Criaram-se cargos ditos de provimento ‘comissionado’ para se permitir a sua
ocupação por pessoas vinculadas ao superior hierárquico e por ele indicadas,
dir-se-ia melhor, definidas, pois não apenas este agente indicava, mas definia
e nomeava ou as fazia nomear. O motivo que conduz à prática do ato de
designação é, assim, não a condição profissional do escolhido, mas a sua
situação pessoal, em autêntica quebra ao princípio da impessoalidade. O
comissionamento em cargo público, que se caracteriza pela confiança de que se
dota o comissionado quanto ao agente que atua com o seu auxílio, tem que se firmar
em qualificação profissional, a dizer, em merecimento que se liga às suas
condições para o desempenho do cargo, e não em qualificação patronímica como
tantas vezes continua a ocorrer” (Cármen Lúcia Antunes Rocha. Princípios constitucionais da Administração
Pública, Belo Horizonte: Del Rey, 1994, p. 163).
Sua
raiz está indissociavelmente ligada ao modo de governar exposto às influências
das relações pessoais como fator determinante. Marcos Otávio Bezerra destaca a
importância das relações de parentesco e do familismo no Brasil, assinalando
que:
“(...) frequentemente associada aos usos práticos – favores, proteção, auxílio – que as relações familiares e de parentesco possuem nos domínios do Estado brasileiro. O ‘nepotismo’ (Da Matta, 1987) ou o ‘clientelismo familista’ (Rios, 1987) são práticas geralmente mencionadas quando são relacionadas ao Estado e a atuação das famílias. A ideia de que os laços de parentesco se prestam à concessão de ‘favorecimentos’ não é estranha aos poucos trabalhos que fazem referência à corrupção no Brasil. Autores que tratam da questão estabelecem, inclusive, mesmo quando existem outras questões em jogo e sendo a corrupção algo mais amplo que o familismo, uma associação quase que automática entre a corrupção e o nepotismo” (Corrupção – um estudo sobre poder público e relações pessoais no Brasil, Rio de Janeiro: Relume-Dumará, 1995, p. 40).
É
justamente em face da liberdade de provimento e exoneração inerente aos cargos
de provimento comissionado que mais se manifesta o nepotismo. Porém, sob o
pálio de princípios jurídico-administrativos, como moralidade e impessoalidade,
é possível assentar que o nepotismo lhes é absolutamente incompatível, por não
se coadunar com seus contornos nem com os princípios republicano e democrático.

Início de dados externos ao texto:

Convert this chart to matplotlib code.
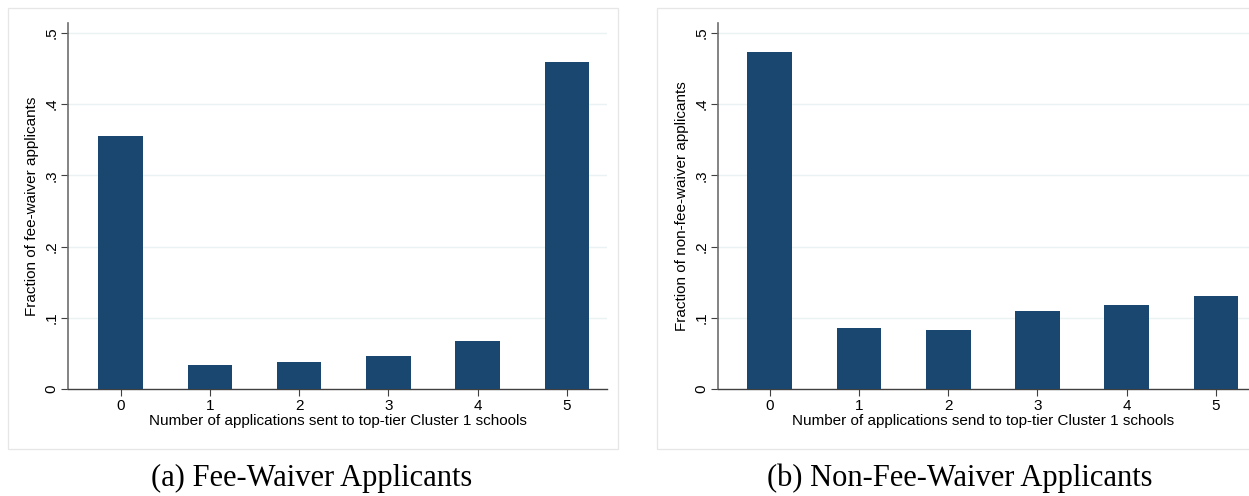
import matplotlib
matplotlib.use("Agg")
import matplotlib.pyplot as plt
from matplotlib.patches import Rectangle

# Data
counts = [0, 1, 2, 3, 4, 5]
fee_waiver = [0.355, 0.034, 0.038, 0.046, 0.068, 0.459]
non_fee_waiver = [0.473, 0.086, 0.083, 0.110, 0.118, 0.130]
y_ticks = [0, 0.1, 0.2, 0.3, 0.4, 0.5]
y_tick_labels = ["0", ".1", ".2", ".3", ".4", ".5"]
x_labels = ["Number of applications sent to top-tier Cluster 1 schools",
            "Number of applications send to top-tier Cluster 1 schools"]
y_labels = ["Fraction of fee-waiver applicants",
            "Fraction of non-fee-waiver applicants"]
captions = ["(a) Fee-Waiver Applicants", "(b) Non-Fee-Waiver Applicants"]

BAR = "#1a476f"
GRID = "#eaf2f3"
AXIS = "#404040"

plt.rcParams["font.family"] = ["Liberation Sans", "DejaVu Sans"]

fig = plt.figure(figsize=(12.49, 4.96), dpi=100)

# panel frames
for (x0, w) in [(8 / 1249, 610 / 1249), (657 / 1249, 600 / 1249)]:
    fig.patches.append(Rectangle((x0, 1 - 449 / 496), w, 441 / 496,
                                 transform=fig.transFigure, fill=False,
                                 edgecolor="#e6e6e6", lw=0.9))

positions = [[68 / 1249, 1 - 389 / 496, 539 / 1249, 366 / 496],
             [718 / 1249, 1 - 389 / 496, 531 / 1249, 366 / 496]]
xlims = [(-0.59, 5.45), (-0.58, 5.37)]
series = [fee_waiver, non_fee_waiver]

for i in range(2):
    ax = fig.add_axes(positions[i])
    ax.bar(counts, series[i], width=0.5, color=BAR, zorder=3)
    ax.set_xlim(*xlims[i])
    ax.set_ylim(0, 0.514)
    ax.set_yticks(y_ticks)
    ax.set_yticklabels(y_tick_labels)
    ax.set_xticks(counts)
    ax.set_xticklabels([str(c) for c in counts])
    for y in y_ticks[1:]:
        ax.axhline(y, color=GRID, lw=1.0, zorder=1)
    for s in ["top", "right"]:
        ax.spines[s].set_visible(False)
    ax.spines["left"].set_color("#6e6e6e")
    ax.spines["left"].set_linewidth(1.2)
    ax.spines["bottom"].set_color(AXIS)
    ax.spines["bottom"].set_linewidth(1.0)
    ax.tick_params(axis="both", length=5, width=0.8, color=AXIS,
                   labelsize=11, pad=2)
    ax.tick_params(axis="y", labelrotation=90)
    for lab in ax.get_yticklabels():
        lab.set_va("center")
    ax.set_xlabel(x_labels[i], fontsize=11, labelpad=1)
    ax.set_ylabel(y_labels[i], fontsize=11, labelpad=4)

fig.text(312 / 1249, 1 - 478 / 496, captions[0], ha="center", va="center",
         fontsize=22, family=["Liberation Serif", "DejaVu Serif"])
fig.text(960 / 1249, 1 - 478 / 496, captions[1], ha="center", va="center",
         fontsize=22, family=["Liberation Serif", "DejaVu Serif"])

fig.savefig("out.png", dpi=100, facecolor="white")
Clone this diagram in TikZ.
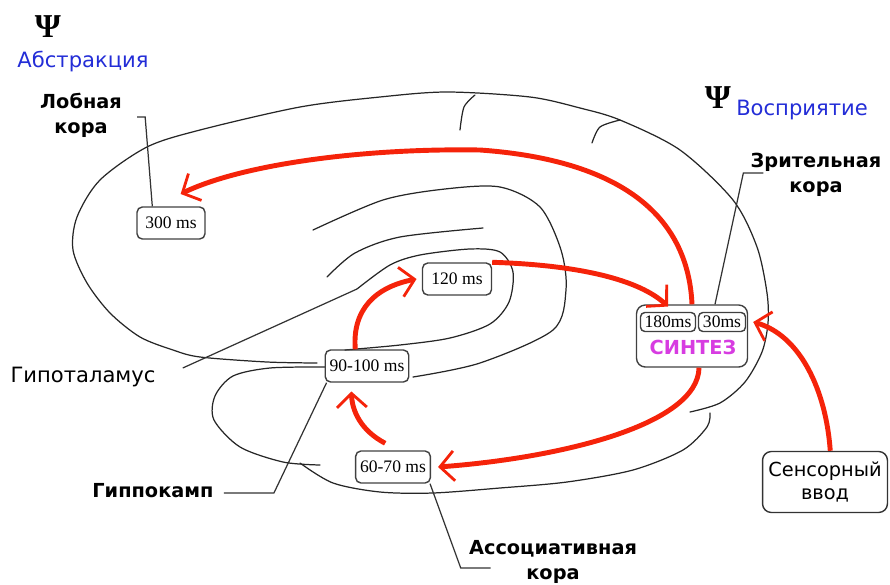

Com efeito, se o administrador público tem liberdade para o preenchimento de
cargo de provimento em comissão, a orientação de sua decisão pelo critério do
parentesco está comprometida pelos princípios da moralidade e da
impessoalidade. Se essa era uma das alternativas à escolha do agente, todavia,
ela não será válida porque infringente desses princípios. Também ingressa nesse
concerto o próprio princípio da eficiência porque a concessão de
discricionariedade carrega a compreensão de que sua escolha seja feita para
obter aquilo que melhor atenda ao interesse público, e não o que satisfaça suas
relações familiares ou subtraia a incidência de fatores objetivos e impessoais
em obséquio a critérios subjetivos e pessoais porque o nepotismo tem em seu
âmago o conflito de interesses (entre o interesse pessoal e o interesse
público) e abre espaços ao desmerecimento do princípio da igualdade. Neste
sentido:
“ADMINISTRATIVO.
SERVENTIA EXTRAJUDICIAL, REMOÇÃO POR PERMUTA ENTRE ESCRIVÃ DISTRITAL E TITULAR
DE OFÍCIO DE CARTÓRIO DE IMÓVEIS, RESPECTIVAMENTE FILHA E PAI. LEI DE
ORGANIZAÇÃO JUDICIÁRIA DO PARANÁ. ATO CONDICIONADO À INTERESSE DA JUSTIÇA. -
Ainda que a expressão ‘interesse da Justiça’ tenha um sentido bastante
abrangente, nela não se compreende o nepotismo, a simulação e a imoralidade”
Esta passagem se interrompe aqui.